# Maximal Marginal Relevance (MMR) Retriever

Purpose: Demonstrate using MMR (Maximal Marginal Relevance) to retrieve diverse and relevant documents from a vector store. MMR helps balance relevance with diversity so top results are not redundantly similar.

When to use MMR:
- You want diverse results (e.g., supporting documents from different angles).  
- You want to avoid multiple near-duplicate passages in the top-k results.

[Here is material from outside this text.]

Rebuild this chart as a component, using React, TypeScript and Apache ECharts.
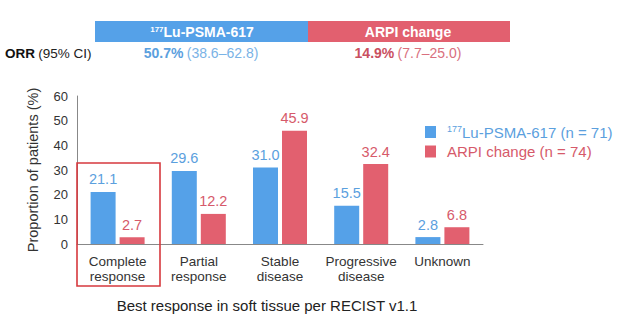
import React, { useEffect, useRef } from "react";
import * as echarts from "echarts";

const categories = ["Complete\nresponse", "Partial\nresponse", "Stable\ndisease", "Progressive\ndisease", "Unknown"];
const luValues = [21.1, 29.6, 31.0, 15.5, 2.8];
const arpiValues = [2.7, 12.2, 45.9, 32.4, 6.8];
const yTicks = { min: 0, max: 60, interval: 10 };
const luName = "177Lu-PSMA-617 (n = 71)";
const arpiName = "ARPI change (n = 74)";

const BLUE = "#55a1e8";
const RED = "#e2606f";
const BLUE_TXT = "#5ba0de";
const RED_TXT = "#d65a6a";
const FONT = "Liberation Sans, Arial, sans-serif";

export default function App() {
  const ref = useRef<HTMLDivElement>(null);
  useEffect(() => {
    const chart = echarts.init(ref.current!, null, { renderer: "svg" });
    chart.setOption({
      animation: false,
      textStyle: { fontFamily: FONT },
      grid: { left: 77, right: 136, top: 96, bottom: 79 },
      legend: {
        orient: "vertical",
        left: 425,
        top: 124,
        padding: 0,
        itemWidth: 11,
        itemHeight: 12,
        itemGap: 4,
        icon: "rect",
        data: [{ name: luName }, { name: arpiName }],
        formatter: (n: string) =>
          n === luName ? "{sb|177}{tb|Lu-PSMA-617 (n = 71)}" : "{tr|ARPI change (n = 74)}",
        textStyle: {
          fontFamily: FONT,
          padding: [0, 0, 0, 6],
          rich: {
            sb: { fontSize: 9, color: BLUE_TXT, padding: [0, 0, 7, 0], fontFamily: FONT, lineHeight: 17 },
            tb: { fontSize: 15, color: BLUE_TXT, fontFamily: FONT, lineHeight: 17 },
            tr: { fontSize: 15, color: RED_TXT, fontFamily: FONT, lineHeight: 17 },
          },
        },
      },
      xAxis: {
        type: "category",
        data: categories,
        name: "Best response in soft tissue per RECIST v1.1",
        nameLocation: "middle",
        nameGap: 54,
        nameTextStyle: { fontSize: 15, color: "#222", fontFamily: FONT, padding: [0, 26, 0, 0] },
        axisLine: { lineStyle: { color: "#888", width: 1 } },
        axisTick: { show: false },
        axisLabel: { fontSize: 13.5, color: "#333", lineHeight: 15, margin: 10, interval: 0, fontFamily: FONT },
      },
      yAxis: {
        type: "value",
        min: yTicks.min,
        max: yTicks.max,
        interval: yTicks.interval,
        name: "Proportion of patients (%)",
        nameLocation: "middle",
        nameGap: 37,
        nameTextStyle: { fontSize: 14.5, color: "#333", fontFamily: FONT },
        axisLine: { show: true, lineStyle: { color: "#888", width: 1 } },
        axisTick: { show: false },
        splitLine: { show: false },
        axisLabel: { fontSize: 13, color: "#333", margin: 9, fontFamily: FONT },
      },
      series: [
        {
          name: luName,
          type: "bar",
          data: luValues,
          barWidth: 25,
          barGap: "16%",
          itemStyle: { color: BLUE },
          label: { show: true, position: "top", fontSize: 14.5, color: BLUE_TXT, distance: 5, formatter: (p: any) => p.value.toFixed(1), fontFamily: FONT },
        },
        {
          name: arpiName,
          type: "bar",
          data: arpiValues,
          barWidth: 25,
          itemStyle: { color: RED },
          label: { show: true, position: "top", fontSize: 14.5, color: RED_TXT, distance: 5, formatter: (p: any) => p.value.toFixed(1), fontFamily: FONT },
        },
      ],
      graphic: [
        { type: "rect", shape: { x: 95, y: 21, width: 213, height: 21 }, style: { fill: BLUE } },
        { type: "rect", shape: { x: 308, y: 21, width: 202, height: 21 }, style: { fill: RED } },
        {
          type: "text",
          x: 202,
          y: 32,
          style: {
            text: "{s|177}{t|Lu-PSMA-617}",
            align: "center",
            verticalAlign: "middle",
            rich: {
              s: { fontSize: 8, fill: "#fff", fontWeight: "bold", padding: [0, 0, 6, 0], fontFamily: FONT },
              t: { fontSize: 14, fill: "#fff", fontWeight: "bold", fontFamily: FONT },
            },
          },
        },
        {
          type: "text",
          x: 408,
          y: 32,
          style: { text: "ARPI change", align: "center", verticalAlign: "middle", fontSize: 14, fontWeight: "bold", fill: "#fff", fontFamily: FONT },
        },
        {
          type: "text",
          x: 5,
          y: 53,
          style: {
            text: "{b|ORR} {n|(95% CI)}",
            verticalAlign: "middle",
            rich: {
              b: { fontSize: 13.5, fontWeight: "bold", fill: "#111", fontFamily: FONT },
              n: { fontSize: 13.5, fill: "#222", fontFamily: FONT },
            },
          },
        },
        {
          type: "text",
          x: 201,
          y: 53,
          style: {
            text: "{b|50.7%} {n|(38.6–62.8)}",
            align: "center",
            verticalAlign: "middle",
            rich: {
              b: { fontSize: 14, fontWeight: "bold", fill: BLUE_TXT, fontFamily: FONT },
              n: { fontSize: 14, fill: "#7ab3e6", fontFamily: FONT },
            },
          },
        },
        {
          type: "text",
          x: 408,
          y: 53,
          style: {
            text: "{b|14.9%} {n|(7.7–25.0)}",
            align: "center",
            verticalAlign: "middle",
            rich: {
              b: { fontSize: 14, fontWeight: "bold", fill: "#c9505f", fontFamily: FONT },
              n: { fontSize: 14, fill: "#d9707e", fontFamily: FONT },
            },
          },
        },
        {
          type: "rect",
          shape: { x: 77, y: 163, width: 83, height: 123 },
          style: { fill: "none", stroke: "#d6393e", lineWidth: 1.6 },
          z: 100,
        },
      ],
    });
    return () => chart.dispose();
  }, []);
  return <div ref={ref} style={{ width: 619, height: 323, position: "absolute", left: 0, top: 0, background: "#fff" }} />;
}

## Prerequisites & install

- Install required packages (first cell).  
- For FAISS, `faiss-cpu` is required for CPU-only environments.

In [None]:
!pip install langchain chromadb openai tiktoken pypdf langchain_google_genai langchain-community wikipedia

In [74]:
from google.colab import userdata
gemini_api_key = userdata.get('GEMINI_API_KEY')

In [None]:
!pip install faiss-cpu

## Imports & data

This cell imports FAISS, embeddings, and the Document type. Next we define sample documents to index.

In [76]:
from langchain_community.vectorstores import FAISS
from langchain_google_genai import GoogleGenerativeAIEmbeddings
from langchain_core.documents import Document

In [77]:
# Step 1: Your source documents
documents = [
    Document(page_content="Football is the most popular sport in the world, played by over 250 million players across more than 200 countries."),
    Document(page_content="Lionel Messi is known for his incredible dribbling, vision, and goal-scoring ability, earning multiple Ballon d'Or awards."),
    Document(page_content="The FIFA World Cup is held every four years and is the most prestigious international football tournament."),
    Document(page_content="Tactics in football involve formations, pressing strategies, and player roles that determine how a team controls the game."),
    Document(page_content="Cristiano Ronaldo is a legendary footballer celebrated for his athleticism, goal-scoring, and leadership on the field."),
    Document(page_content="Football clubs like FC Barcelona, Real Madrid, and Manchester United have millions of fans worldwide."),
    Document(page_content="The UEFA Champions League is an annual club competition that brings together the best European teams."),
    Document(page_content="Youth development programs and football academies play a key role in nurturing the next generation of football stars."),
]


## Create vector store

Build the vector index (FAISS) from the documents using embeddings. This index will be used with MMR-enabled retrieval.

In [78]:
# Step 2: Initialize embedding model
embeddings = GoogleGenerativeAIEmbeddings(
    model="models/gemini-embedding-001",
    google_api_key=gemini_api_key
)


In [79]:
# Step 3: Create Chroma vector store in memory
vectorstore = FAISS.from_documents(
    documents=documents,
    embedding=embeddings
)

## Enable MMR on the retriever

Set `search_type="mmr"` and `search_kwargs` (`k` and `lambda_mult`) to tune tradeoff between relevance and diversity. Lower `lambda_mult` gives more diversity.

In [80]:
# Enable MMR in the retriever
retriever = vectorstore.as_retriever(
    search_type="mmr",                   # <-- This enables MMR
    search_kwargs={"k": 3, "lambda_mult": 0.5}  # k = top results, lambda_mult = relevance-diversity balance
)

## Example query & results

Run a query and compare MMR results (`retriever.invoke`) with standard similarity search (`vectorstore.similarity_search`). Observe diversity differences.

In [81]:
query = "Who are some of the most famous football players and what are their achievements?"

In [82]:
results = retriever.invoke(query)

In [83]:
for i, doc in enumerate(results):
    print(f"\n--- Result {i+1} ---")
    print(doc.page_content)


--- Result 1 ---
Youth development programs and football academies play a key role in nurturing the next generation of football stars.

--- Result 2 ---
Cristiano Ronaldo is a legendary footballer celebrated for his athleticism, goal-scoring, and leadership on the field.

--- Result 3 ---
Football clubs like FC Barcelona, Real Madrid, and Manchester United have millions of fans worldwide.


## Compare with similarity search

Use `vectorstore.similarity_search` to compare the top-k results without MMR and observe redundancy vs diversity.

In [84]:
results = vectorstore.similarity_search(query, k=2)

In [85]:
for i, doc in enumerate(results):
    print(f"\n--- Result {i+1} ---")
    print(doc.page_content)


--- Result 1 ---
Youth development programs and football academies play a key role in nurturing the next generation of football stars.

--- Result 2 ---
Football is the most popular sport in the world, played by over 250 million players across more than 200 countries.